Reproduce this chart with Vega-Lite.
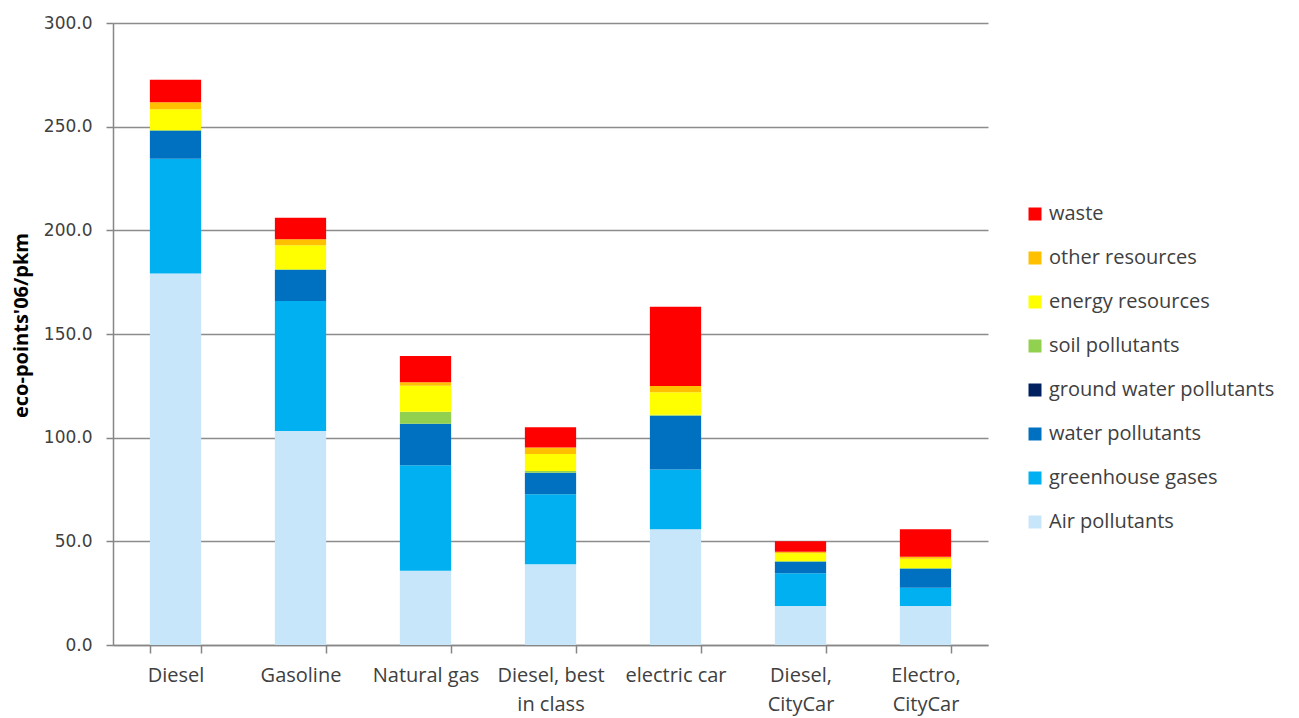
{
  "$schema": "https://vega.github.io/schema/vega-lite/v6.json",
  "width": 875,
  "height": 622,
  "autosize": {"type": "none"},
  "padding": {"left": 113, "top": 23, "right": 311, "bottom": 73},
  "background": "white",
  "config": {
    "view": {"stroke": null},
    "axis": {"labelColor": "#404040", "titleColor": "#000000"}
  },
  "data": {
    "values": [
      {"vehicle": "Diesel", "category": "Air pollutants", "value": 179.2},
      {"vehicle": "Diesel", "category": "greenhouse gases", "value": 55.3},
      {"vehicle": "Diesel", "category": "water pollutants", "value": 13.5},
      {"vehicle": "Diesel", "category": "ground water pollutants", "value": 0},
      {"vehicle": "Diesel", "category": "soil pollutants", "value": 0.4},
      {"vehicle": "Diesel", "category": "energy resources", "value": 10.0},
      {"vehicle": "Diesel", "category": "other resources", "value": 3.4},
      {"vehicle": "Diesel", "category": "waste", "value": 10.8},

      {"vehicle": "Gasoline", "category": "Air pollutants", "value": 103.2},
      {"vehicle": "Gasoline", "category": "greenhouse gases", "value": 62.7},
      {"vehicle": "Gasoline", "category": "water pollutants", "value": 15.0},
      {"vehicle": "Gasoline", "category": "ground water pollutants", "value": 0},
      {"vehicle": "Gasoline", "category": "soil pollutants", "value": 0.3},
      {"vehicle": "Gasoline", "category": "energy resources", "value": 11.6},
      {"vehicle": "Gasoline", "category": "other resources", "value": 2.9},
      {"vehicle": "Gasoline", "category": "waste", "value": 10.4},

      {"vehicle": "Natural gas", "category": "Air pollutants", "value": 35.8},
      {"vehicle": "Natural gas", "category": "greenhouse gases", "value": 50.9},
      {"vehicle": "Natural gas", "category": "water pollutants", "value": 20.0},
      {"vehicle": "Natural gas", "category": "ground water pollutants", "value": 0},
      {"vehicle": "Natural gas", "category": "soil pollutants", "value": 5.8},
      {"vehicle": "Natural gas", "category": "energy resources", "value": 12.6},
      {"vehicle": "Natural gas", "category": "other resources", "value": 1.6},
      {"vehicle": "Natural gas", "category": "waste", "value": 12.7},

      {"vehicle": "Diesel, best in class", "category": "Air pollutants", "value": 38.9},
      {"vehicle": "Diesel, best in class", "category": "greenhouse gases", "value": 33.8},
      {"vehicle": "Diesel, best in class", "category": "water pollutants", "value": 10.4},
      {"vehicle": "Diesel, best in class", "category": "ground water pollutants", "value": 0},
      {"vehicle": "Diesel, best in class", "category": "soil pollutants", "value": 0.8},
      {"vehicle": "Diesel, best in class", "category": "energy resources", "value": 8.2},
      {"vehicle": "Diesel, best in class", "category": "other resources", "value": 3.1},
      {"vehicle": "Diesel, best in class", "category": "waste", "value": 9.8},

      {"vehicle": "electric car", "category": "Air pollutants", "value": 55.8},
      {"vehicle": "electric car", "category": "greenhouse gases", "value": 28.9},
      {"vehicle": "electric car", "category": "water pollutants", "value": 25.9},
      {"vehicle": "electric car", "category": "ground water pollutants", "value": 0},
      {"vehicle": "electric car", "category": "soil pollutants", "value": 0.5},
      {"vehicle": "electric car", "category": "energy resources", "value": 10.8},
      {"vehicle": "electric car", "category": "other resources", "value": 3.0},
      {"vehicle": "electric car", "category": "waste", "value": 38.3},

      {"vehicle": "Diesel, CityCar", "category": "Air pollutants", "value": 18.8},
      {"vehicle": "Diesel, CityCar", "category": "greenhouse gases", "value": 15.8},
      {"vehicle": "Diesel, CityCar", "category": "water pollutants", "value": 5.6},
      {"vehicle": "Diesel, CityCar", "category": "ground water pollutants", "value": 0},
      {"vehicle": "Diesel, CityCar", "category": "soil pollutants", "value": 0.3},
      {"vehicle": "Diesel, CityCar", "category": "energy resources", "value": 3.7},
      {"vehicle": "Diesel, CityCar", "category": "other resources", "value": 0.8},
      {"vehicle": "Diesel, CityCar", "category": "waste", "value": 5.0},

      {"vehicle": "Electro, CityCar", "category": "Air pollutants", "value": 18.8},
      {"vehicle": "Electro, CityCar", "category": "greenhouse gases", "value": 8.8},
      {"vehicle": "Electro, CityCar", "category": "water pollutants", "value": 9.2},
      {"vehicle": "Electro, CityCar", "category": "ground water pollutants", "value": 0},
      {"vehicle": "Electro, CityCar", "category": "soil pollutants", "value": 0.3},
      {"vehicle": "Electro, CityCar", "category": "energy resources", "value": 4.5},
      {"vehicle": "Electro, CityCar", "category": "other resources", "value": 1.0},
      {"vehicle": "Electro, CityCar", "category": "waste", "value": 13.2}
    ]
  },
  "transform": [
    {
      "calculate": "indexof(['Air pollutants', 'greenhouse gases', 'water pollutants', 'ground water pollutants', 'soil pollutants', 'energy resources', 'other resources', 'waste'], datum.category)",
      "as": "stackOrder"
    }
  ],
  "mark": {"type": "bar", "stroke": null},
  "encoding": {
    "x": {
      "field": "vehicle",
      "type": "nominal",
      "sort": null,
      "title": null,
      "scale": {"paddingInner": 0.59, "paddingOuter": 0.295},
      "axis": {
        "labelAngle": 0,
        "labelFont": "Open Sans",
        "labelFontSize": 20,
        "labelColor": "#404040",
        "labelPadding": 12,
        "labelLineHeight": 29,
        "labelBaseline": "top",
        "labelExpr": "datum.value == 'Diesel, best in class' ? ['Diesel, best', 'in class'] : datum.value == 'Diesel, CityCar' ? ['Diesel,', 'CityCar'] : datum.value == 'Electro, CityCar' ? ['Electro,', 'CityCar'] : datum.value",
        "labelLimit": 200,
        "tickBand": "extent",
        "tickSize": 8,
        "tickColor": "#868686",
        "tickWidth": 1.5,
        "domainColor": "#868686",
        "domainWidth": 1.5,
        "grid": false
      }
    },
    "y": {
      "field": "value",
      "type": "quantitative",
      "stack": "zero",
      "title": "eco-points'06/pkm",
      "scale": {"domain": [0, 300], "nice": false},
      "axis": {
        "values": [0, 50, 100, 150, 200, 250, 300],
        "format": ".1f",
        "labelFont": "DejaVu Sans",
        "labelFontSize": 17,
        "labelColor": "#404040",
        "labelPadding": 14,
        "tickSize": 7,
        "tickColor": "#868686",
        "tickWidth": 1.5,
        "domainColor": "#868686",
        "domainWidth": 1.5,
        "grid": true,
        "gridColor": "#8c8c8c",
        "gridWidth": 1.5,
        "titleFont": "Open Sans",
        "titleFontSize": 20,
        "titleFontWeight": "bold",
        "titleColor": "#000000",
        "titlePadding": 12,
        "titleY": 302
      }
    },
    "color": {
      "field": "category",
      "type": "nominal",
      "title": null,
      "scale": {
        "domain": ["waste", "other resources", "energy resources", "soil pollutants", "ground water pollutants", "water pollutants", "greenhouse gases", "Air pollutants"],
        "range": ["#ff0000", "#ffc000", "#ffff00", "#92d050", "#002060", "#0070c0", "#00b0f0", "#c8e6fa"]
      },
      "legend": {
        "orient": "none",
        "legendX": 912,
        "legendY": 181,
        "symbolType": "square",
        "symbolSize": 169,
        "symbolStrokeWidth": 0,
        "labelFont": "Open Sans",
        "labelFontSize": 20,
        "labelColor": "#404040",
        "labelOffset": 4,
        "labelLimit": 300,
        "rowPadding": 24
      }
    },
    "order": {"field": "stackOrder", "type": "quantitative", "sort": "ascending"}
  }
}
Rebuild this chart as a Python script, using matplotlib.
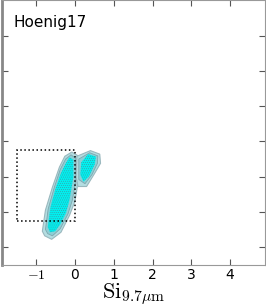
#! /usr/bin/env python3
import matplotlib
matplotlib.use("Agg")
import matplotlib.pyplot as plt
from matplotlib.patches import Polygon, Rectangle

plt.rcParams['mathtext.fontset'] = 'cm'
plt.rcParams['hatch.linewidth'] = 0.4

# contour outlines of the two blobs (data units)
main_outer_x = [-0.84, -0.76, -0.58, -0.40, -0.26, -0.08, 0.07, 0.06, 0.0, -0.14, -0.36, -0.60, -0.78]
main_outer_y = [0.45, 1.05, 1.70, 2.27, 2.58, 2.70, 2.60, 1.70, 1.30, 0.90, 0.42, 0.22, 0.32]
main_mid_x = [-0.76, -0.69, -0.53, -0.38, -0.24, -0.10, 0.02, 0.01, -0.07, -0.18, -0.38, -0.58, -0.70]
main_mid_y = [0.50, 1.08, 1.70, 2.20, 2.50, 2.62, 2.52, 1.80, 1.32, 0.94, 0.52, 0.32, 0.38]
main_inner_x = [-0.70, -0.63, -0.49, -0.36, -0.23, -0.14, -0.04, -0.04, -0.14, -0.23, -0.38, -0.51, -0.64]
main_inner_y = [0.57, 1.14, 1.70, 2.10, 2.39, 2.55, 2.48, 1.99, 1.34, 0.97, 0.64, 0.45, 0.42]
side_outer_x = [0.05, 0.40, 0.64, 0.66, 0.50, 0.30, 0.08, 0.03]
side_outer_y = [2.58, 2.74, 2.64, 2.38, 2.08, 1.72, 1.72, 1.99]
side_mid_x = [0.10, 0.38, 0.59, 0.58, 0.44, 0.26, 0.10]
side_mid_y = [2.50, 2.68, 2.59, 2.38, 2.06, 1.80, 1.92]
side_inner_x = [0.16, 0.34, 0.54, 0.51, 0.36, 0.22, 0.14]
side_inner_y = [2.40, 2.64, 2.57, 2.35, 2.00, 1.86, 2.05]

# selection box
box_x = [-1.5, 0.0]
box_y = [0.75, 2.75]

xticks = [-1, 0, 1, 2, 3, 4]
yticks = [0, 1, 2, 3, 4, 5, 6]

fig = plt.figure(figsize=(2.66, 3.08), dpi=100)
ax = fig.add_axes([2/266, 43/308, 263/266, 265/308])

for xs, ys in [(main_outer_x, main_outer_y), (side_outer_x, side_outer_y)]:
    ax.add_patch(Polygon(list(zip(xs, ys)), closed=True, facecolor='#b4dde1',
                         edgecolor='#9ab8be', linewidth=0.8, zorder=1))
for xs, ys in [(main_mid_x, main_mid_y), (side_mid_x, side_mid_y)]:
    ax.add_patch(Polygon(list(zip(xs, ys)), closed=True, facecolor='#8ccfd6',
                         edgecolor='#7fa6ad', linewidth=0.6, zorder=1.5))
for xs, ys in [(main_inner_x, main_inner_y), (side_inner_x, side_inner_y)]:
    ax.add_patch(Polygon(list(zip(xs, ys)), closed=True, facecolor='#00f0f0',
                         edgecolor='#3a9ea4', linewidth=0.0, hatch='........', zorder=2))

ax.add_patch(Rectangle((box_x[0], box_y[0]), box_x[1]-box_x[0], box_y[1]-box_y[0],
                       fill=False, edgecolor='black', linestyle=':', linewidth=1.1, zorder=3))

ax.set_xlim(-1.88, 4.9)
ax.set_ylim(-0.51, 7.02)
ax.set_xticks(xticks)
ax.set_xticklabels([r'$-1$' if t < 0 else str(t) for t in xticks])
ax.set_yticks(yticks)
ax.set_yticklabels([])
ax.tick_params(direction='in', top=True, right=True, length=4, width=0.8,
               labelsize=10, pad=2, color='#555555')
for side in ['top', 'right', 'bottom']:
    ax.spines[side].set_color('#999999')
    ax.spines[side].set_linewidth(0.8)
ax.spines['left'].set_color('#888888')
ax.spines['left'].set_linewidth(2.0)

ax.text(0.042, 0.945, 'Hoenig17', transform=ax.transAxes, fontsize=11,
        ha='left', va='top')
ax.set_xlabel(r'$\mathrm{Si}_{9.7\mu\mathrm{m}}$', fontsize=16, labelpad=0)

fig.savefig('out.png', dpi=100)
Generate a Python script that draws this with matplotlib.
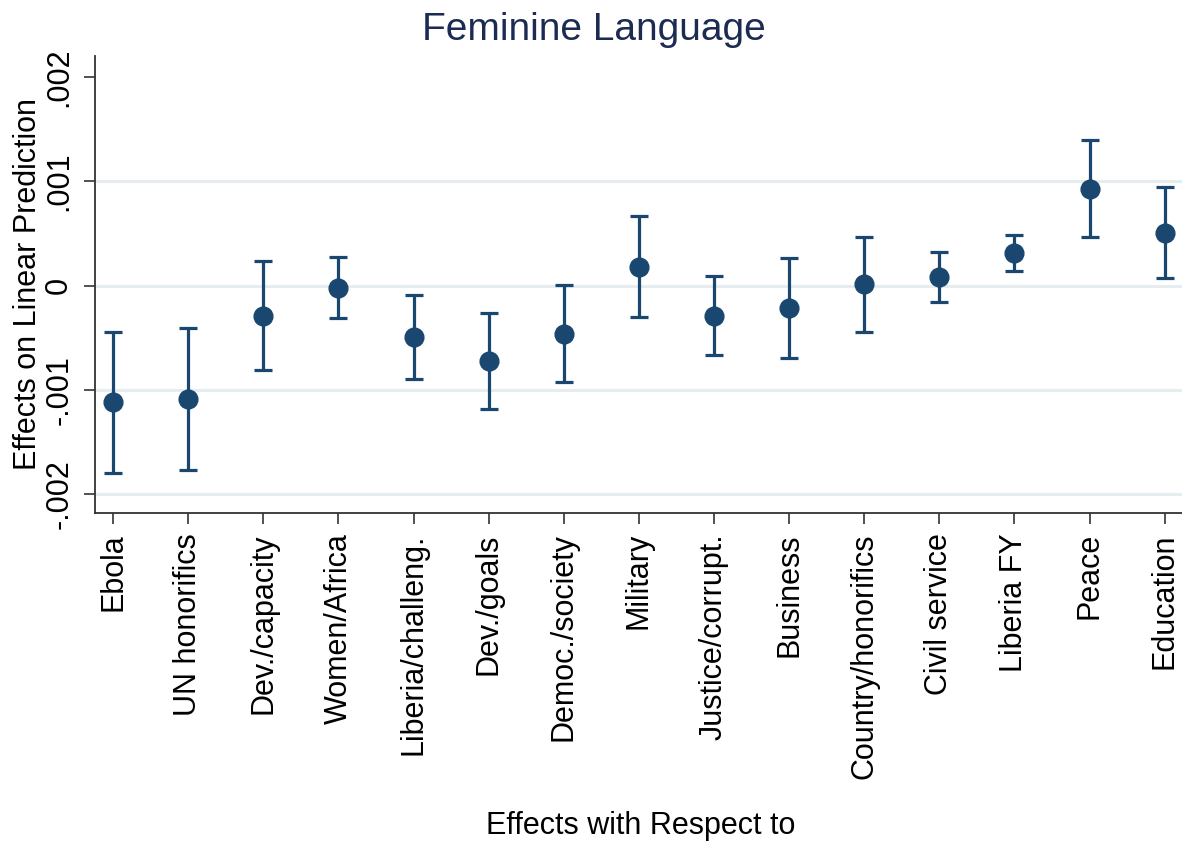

--------

REQUEST ▸
Every line from the one containing "Rebuild this chart" to the one containing "plt.rcParams['hatch.linewidth'] = 0.4" should be output exactly, both ends included. Nothing else goes in, and no pictures either.

EXPECTED ANSWER ▸
Rebuild this chart as a Python script, using matplotlib.
#! /usr/bin/env python3
import matplotlib
matplotlib.use("Agg")
import matplotlib.pyplot as plt
from matplotlib.patches import Polygon, Rectangle

plt.rcParams['mathtext.fontset'] = 'cm'
plt.rcParams['hatch.linewidth'] = 0.4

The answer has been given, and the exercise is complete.